Touchline Media is the biggest fish in the South African sports publishing pond, also publishing niche sports titles such as Runners World, Golf Digest and Kick Off. Beyond that, it has a 51% share in Atoll Media, which publishes youth sport and lifestyle mags Zig Zag, Blunt and Saltwater Girl, none of which has an ABC of less than 17 000 (ABC Jul-Dec 2003).

But despite the SASI example of integrated readership, and like many instances in the South African economy, adspend in sports magazines mirrors President Thabo Mbeki’s oft-repeated denunciation of South Africa as a country blighted with two economies. Sports publications with awesome sales and readership figures such as Kick Off and Soccer Laduma don’t achieve anything close to the equivalent adspend their huge audiences should dictate, this based on the old chestnut that black audiences have no ‘real’ buying power.

Kick Off reaches 1,83 million readers (Amps 2003b), and leads the soccer magazine sector with advertising revenue of R13,07 milion (AIS/Adex: Jan03-Jan04). Soccer Laduma on the other hand only attracts advertising to the tune of R4,54 million but outweighs Kick Off with a readership of 2,1 million, which is simply astonishing considering that the bulk of their readership falls between LSM 4-6, and are thus very active in the economy.

“Media planners are starting to wake up to the fact that soccer is huge in South Africa. In the black youth and young adult market, soccer is the number one sport and interest,” says Peter Du Toit, Soccer Laduma‘s creator. “If a brand is wanting to get to the black youth of South Africa then Soccer Laduma is the best medium. We are delighted that media planners are starting to see the light and that the return on their investment is already showing.”

But it is not just media planners who are, euphemistically, starting to see the light (what took them so long?). Johnnic Publishing has also just stepped onto the football field with the launch of Soccer Life backed by British football magazine Four Four Two. It is clear here that Johnnic are aiming for the high-brow football fanatic with a mixture of local relevance and quality syndicated international football content. A brief look at their sample launch issue indicates that the magazine is appealing to a wide variety of advertisers, specifically lifestyle brands aka the big spenders, such as cars, clothing and grooming products, who seem to be lining up to get a slice of what is perceived to be a large, affluent, mainly black, soccer-loving public.

Golf magazines do very nicely by necessity of the type of audience they attract. Execs intent on ironing the kinks out of their swing make for a great target audience and magazines like Compleat Golfer and Golf Digest gorge themselves on ad revenue every month.
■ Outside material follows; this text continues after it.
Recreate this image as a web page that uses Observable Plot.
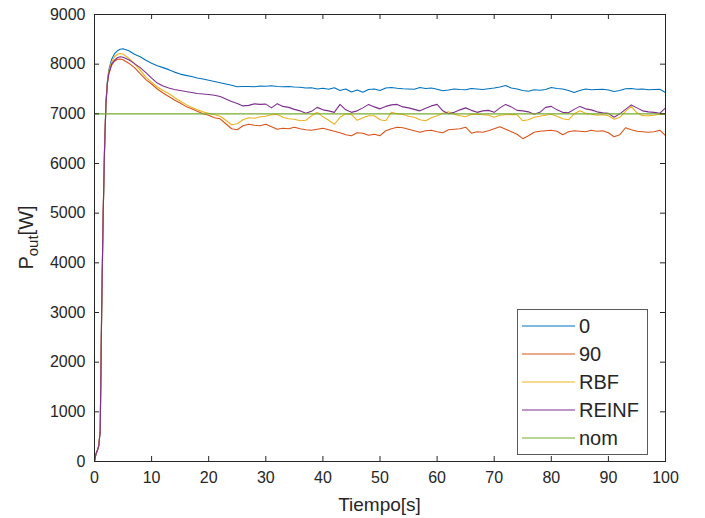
<!DOCTYPE html>
<html>
<head>
<meta charset="utf-8">
<script src="https://cdn.jsdelivr.net/npm/d3@7"></script>
<script src="https://cdn.jsdelivr.net/npm/@observablehq/plot@0.6"></script>
<style>
  html, body { margin: 0; padding: 0; background: #fff; }
  #wrap { position: relative; width: 705px; height: 518px; }
</style>
</head>
<body>
<div id="wrap"></div>
<script>
// ---- data ----
const time = [0,0.25,0.5,0.75,1,1.25,1.5,1.75,2,2.25,2.5,3,3.5,4,4.5,5,
  6,7,8,9,10,11,12,13,14,15,16,17,18,19,20,21,22,23,24,25,
  26,27,28,29,30,31,32,33,34,35,
  36,37,38,39,40,41,42,43,44,45,
  46,47,48,49,50,51,52,53,54,55,
  56,57,58,59,60,61,62,63,64,65,
  66,67,68,69,70,71,72,73,74,75,
  76,77,78,79,80,81,82,83,84,85,
  86,87,88,89,90,91,92,93,94,95,
  96,97,98,99,100];

const s0 = [0,150,220,320,620,3000,4850,6250,7220,7650,7880,8100,8210,8270,8300,8310,
  8270,8200,8150,8080,8020,7970,7930,7890,7840,7800,7775,7750,7720,7700,7675,7650,7625,7600,7575,7545,
  7550,7550,7545,7560,7555,7565,7550,7545,7550,7540,
  7535,7520,7525,7500,7515,7495,7525,7470,7500,7440,
  7480,7435,7490,7500,7470,7520,7530,7515,7505,7500,
  7495,7530,7510,7520,7495,7465,7480,7500,7490,7485,
  7510,7500,7490,7505,7520,7540,7570,7520,7500,7470,
  7455,7485,7475,7490,7530,7510,7500,7470,7430,7470,
  7500,7485,7490,7495,7480,7450,7470,7505,7510,7495,
  7500,7485,7490,7495,7430];

const s90 = [0,150,220,320,620,3000,4850,6250,7180,7600,7800,7980,8060,8100,8105,8090,
  8020,7930,7810,7690,7600,7500,7420,7350,7280,7220,7150,7100,7050,7000,6970,6920,6900,6800,6700,6680,
  6760,6790,6770,6760,6790,6740,6690,6710,6700,6730,
  6700,6680,6670,6690,6710,6680,6650,6620,6580,6560,
  6620,6610,6570,6590,6560,6660,6700,6730,6720,6690,
  6660,6630,6660,6670,6640,6620,6680,6690,6700,6730,
  6610,6640,6630,6660,6700,6740,6690,6640,6590,6500,
  6560,6630,6650,6660,6670,6650,6580,6640,6660,6650,
  6640,6670,6650,6660,6620,6540,6580,6720,6680,6650,
  6640,6630,6640,6670,6560];

const sRBF = [0,150,220,320,620,3000,4850,6250,7200,7630,7850,8050,8150,8200,8215,8200,
  8120,8010,7880,7740,7640,7540,7470,7410,7330,7260,7190,7130,7080,7040,7010,6980,6950,6870,6780,6800,
  6880,6920,6910,6940,6950,6980,6990,6930,6900,6890,
  6860,6870,6960,7030,6940,6870,6790,6930,7000,6990,
  6870,6920,6960,6960,6880,6860,7030,7000,6990,6950,
  6930,6880,6860,6920,6960,7010,7040,6990,6960,6940,
  6990,6990,6980,6970,6930,6970,6980,6990,6980,6860,
  6880,6930,6950,6970,6990,6950,6900,6880,7000,7060,
  7010,6990,6970,6980,6960,6890,6930,7050,7150,7020,
  6960,6960,6970,6990,7000];

const sREINF = [0,150,220,320,620,3000,4850,6250,7190,7610,7810,8000,8080,8130,8150,8140,
  8090,8010,7930,7830,7720,7620,7560,7520,7490,7470,7450,7430,7410,7400,7390,7375,7350,7300,7250,7210,
  7160,7170,7200,7190,7195,7120,7205,7150,7130,7090,
  7060,7010,7050,7130,7080,7060,7030,7190,7080,7030,
  7060,7120,7190,7140,7100,7150,7180,7190,7140,7120,
  7090,7060,7110,7160,7190,7060,7000,7030,7080,7120,
  7070,7030,7060,7070,7030,7120,7190,7140,7070,7060,
  7040,6990,7030,7130,7150,7080,7030,7020,7090,7150,
  7100,7080,7040,7020,7010,6930,7000,7090,7180,7120,
  7060,7040,7030,7010,7120];

const nomTime = [0, 100];
const nomVal = [7000, 7000];

const seriesNames = ["0", "90", "RBF", "REINF", "nom"];
const xTicks = [0,10,20,30,40,50,60,70,80,90,100];
const yTicks = [0,1000,2000,3000,4000,5000,6000,7000,8000,9000];

// ---- styles ----
const colors = ["#0072BD", "#D95319", "#EDB120", "#7E2F8E", "#77AC30"];
const axisColor = "#262626";
const font = "'Liberation Sans', Arial, sans-serif";

const seriesData = [
  time.map((t, i) => ({t, v: s0[i]})),
  time.map((t, i) => ({t, v: s90[i]})),
  time.map((t, i) => ({t, v: sRBF[i]})),
  time.map((t, i) => ({t, v: sREINF[i]})),
  nomTime.map((t, i) => ({t, v: nomVal[i]}))
];

const W = 705, H = 518, mL = 94, mR = 40, mT = 14, mB = 57;
const innerW = W - mL - mR, innerH = H - mT - mB, tk = 5;

const svg = Plot.plot({
  width: W, height: H,
  marginLeft: mL, marginRight: mR, marginTop: mT, marginBottom: mB,
  style: {fontFamily: font, fontSize: "16px", color: axisColor, background: "#fff"},
  x: {domain: [0, 100]},
  y: {domain: [0, 9000]},
  marks: [
    ...seriesData.map((d, i) => Plot.line(d, {x: "t", y: "v", stroke: colors[i], strokeWidth: 1.1})),
    Plot.frame({stroke: axisColor, strokeWidth: 1}),
    Plot.tickX(xTicks, {x: d => d, insetTop: innerH - tk, stroke: axisColor}),
    Plot.tickX(xTicks, {x: d => d, insetBottom: innerH - tk, stroke: axisColor}),
    Plot.tickY(yTicks, {y: d => d, insetRight: innerW - tk, stroke: axisColor}),
    Plot.tickY(yTicks, {y: d => d, insetLeft: innerW - tk, stroke: axisColor}),
    Plot.axisX(xTicks, {tickSize: 0, tickPadding: 10, label: null, fill: axisColor}),
    Plot.axisY(yTicks, {tickSize: 0, tickPadding: 9, label: null, tickFormat: d => String(d), fill: axisColor})
  ]
});

document.getElementById("wrap").appendChild(svg);

// axis titles
const s = d3.select(svg);
s.append("text")
  .attr("x", mL + innerW / 2).attr("y", 511)
  .attr("text-anchor", "middle")
  .attr("font-family", font).attr("font-size", 19).attr("fill", axisColor)
  .text("Tiempo[s]");
const yl = s.append("text")
  .attr("transform", `translate(33,${mT + innerH / 2}) rotate(-90)`)
  .attr("text-anchor", "middle")
  .attr("font-family", font).attr("font-size", 20).attr("fill", axisColor);
yl.append("tspan").text("P");
yl.append("tspan").attr("font-size", 15).attr("dy", 5).text("out");
yl.append("tspan").attr("dy", -5).text("[W]");

// legend (inside axes, lower right)
const lg = s.append("g").attr("font-family", font).attr("text-anchor", "start");
lg.append("rect")
  .attr("x", 517.5).attr("y", 309.5).attr("width", 130).attr("height", 145)
  .attr("fill", "#fff").attr("stroke", "#5a5a5a").attr("stroke-width", 1);
seriesNames.forEach((name, i) => {
  const cy = 326 + i * 28;
  lg.append("line")
    .attr("x1", 522).attr("x2", 575).attr("y1", cy).attr("y2", cy)
    .attr("stroke", colors[i]).attr("stroke-width", 1.1);
  lg.append("text")
    .attr("x", 579).attr("y", cy).attr("dy", "0.36em")
    .attr("text-anchor", "start")
    .attr("font-size", 20).attr("fill", axisColor)
    .text(name);
});
</script>
</body>
</html>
With a paltry circulation of 19 382 (ABC Jul-Dec 2003), and a readership of only 114 000, Golf Digest hits the big time with advertising worth R12,23 million (AIS/Adex: Jan03-Jan04). It is no surprise then that the largest group of readers, for both Golf Digest and Compleat Golfer, fall into LSM 10. The cherry on top is that Ernie Els has been the one South African sportsman who has not suffered from a loss of form.

The rest of the sports print sector is made up of niche magazines like Zig Zag, Runners World, Boxing World and Bicycling, most of which have their circulation pinned just under 20 000 and are relatively successful businesses. Sports magazines, across the board, lean towards attracting broader lifestyle advertising spend to increase their profitability. Zig Zag is a good example of a small magazine punching above its weight by attracting a wide spread of youth lifestyle-orientated advertising.

“Surfing is an aspirational sport that exerts a strong influence on youth lifestyle and fashion trends,” explains publisher Craig Sims. “That’s why Zig Zag is credited as being such a powerful communicator to the youth market; because its voice is heard far beyond its niche.” In fact Zig Zag is currently the biggest-selling male youth magazine in the country – according to its current ABC of 17 953. But this title realises the power of its niche and are dedicated to serving the audience rather than simply spamming it and raking in the Titos. “We are selective about the messages we carry and are staunchly protective about our editorial voice,” says Sims.

Finally, to newspapers, where sports coverage accounts for a huge slice of committed sales and readership. Sport in newspapers generally functions as the light flipside to the dark shock-horror cover stories that occupy the front pages, but in many ways it provides a much steadier audience and a safer, more predictable environment for advertisers. The Sowetan‘s Soccer Beat supplement attracts a whopping 2,82 million readers, while Rapport’s sport supplement cashes in with 1,26 million. The Sunday Tribune, Daily News and Independent on Saturday sports supplements add up to 857 000 readers (all figures: Amps 2003b).

In terms of content, newspapers provide the hard data, fixtures, scores and the close range, after match post-mortems, necessarily due to their short lead times. Magazines pick apart the general trends, developing storylines, player profiles and should function to create icons out of our sports stars. However the role between the two in South Africa is often confused, and the two mediums often cannibalise the same content.

From afar it would seem that sports publishing in South Africa is remarkably like shooting fish in a barrel, given the average South African’s national zeal for sport. The striking feature is its resilience to the pathetic performance of our teams and administrators of late. The sector will remain incredibly profitable so long as the public have a stake in the success of our teams, and that is unlikely to change anytime soon.